Comments

1
Context matters, I only saw a few minutes of the Globes - I don't have tv - but even I know that there were a bunch of jokes about prosthetics, prosthetic penii in particular. I'm pretty sure Leto was riffing on that theme and not making light of what it means to be transgender. Also the goal-post moving that means that saying "transgendered" makes someone a bigot is fucking ridiculous. It makes your friends into your enemies instead of going after your actual enemies.
2
Sean Penn and Heath Ledger are/were two good examples of actors capable of playing gay with dignity and grace, and I guess James Franco (but not Jake Gyllenhaal. That guy couldn't gay panic fast enough on the talk show circuit). Also, her performance didn't get a lot of lasting attention, but Felicity Huffman managed not to embarrass everybody in the media with Trans America. But yeah, this shouldn't be a class of actor we're capable of counting on one hand.
3
I can see the offense that may have been taken by Douglas' comment, although it's reaching. Leto however is guilty of nothing. Except perhaps bringing sympathetic attention to a marginalized community.
4
I'll let the comments from the Salon article do the talking:

"How ridiculous. Way to TRY your hardest to find something offensive to complain about."
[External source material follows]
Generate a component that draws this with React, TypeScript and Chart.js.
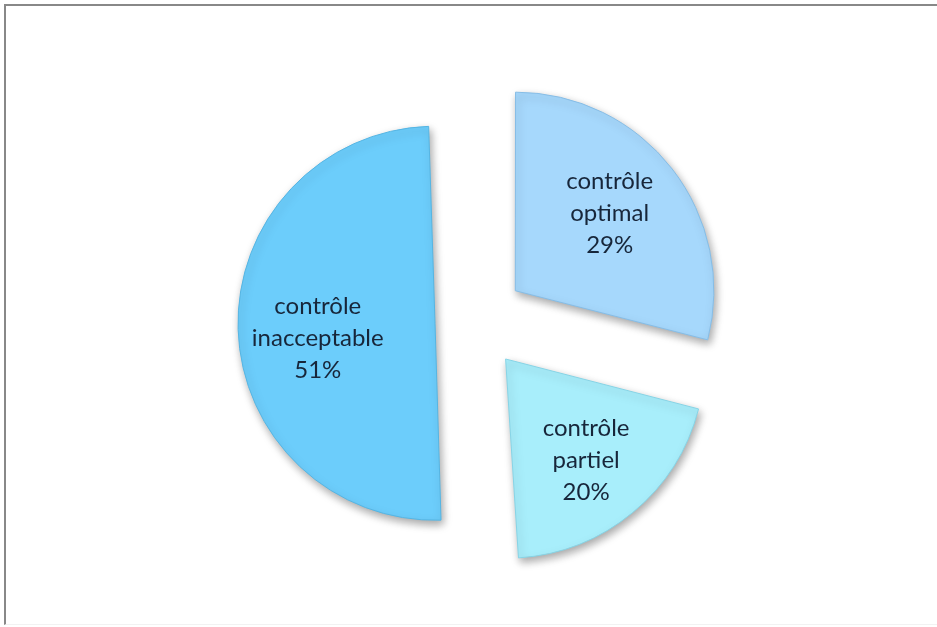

"The LGBT community should be thankful these films were made at all, and that Leto, McConaugey, Douglas, Damon lent their prestige and worked diligently at difficult roles taking professional risks. At least the Globes gave them awards and further PR for the LGBT cause. What has the LGBT community done to say "thanks" ?"

"Oh spare me your artificial outrage Daniel. I only saw Leto's speech and it wasn't at all homophobic, DBC was a very serious film about a difficult topic, all Jared did was try to conjure up some humor out of the film rather than act like some holy matriarch for AIDS and transexuals. Grow a sense of humor."

"Salon has got to quit with these articles. I guess they're working. I'm commenting and I gained them a click, but they are journalistic garbage. Salon has gotten soooo preachy and full of fake outrage. Anything a person in the public eye says is now at risk of Salon's high-horse scorn. Keep your mouth shut, America or you too could be a bigot."

"I too am outraged. Over the fact that every nuance of my disgust with this article has been covered by almost every other commenter so far."
5
I will say that "Jared Leto and Michael Douglas, two men who date women," is some shade-driven phrasal politesse I'm gonna have to mull over.
6
OOOOOH duh, it's D'Addario, hence the outrage-bait shade.
7
What did McConaughey do beyond looking stoned and riffing on his Dazed and Confused persona? "Allllllright alllllllright alllllright. That's why I like the Golden Globes. I get older, and they stay the same age..."
8
would some one explain to me why kissing a man on the lips, affecting a swish and a lisp, or wearing clothes originally designed for women, is so damn difficult ? particularly for an actor ?
9
@4: "I'll let the comments from the Salon article do the talking:

...

The LGBT community should be thankful these films were made at all, "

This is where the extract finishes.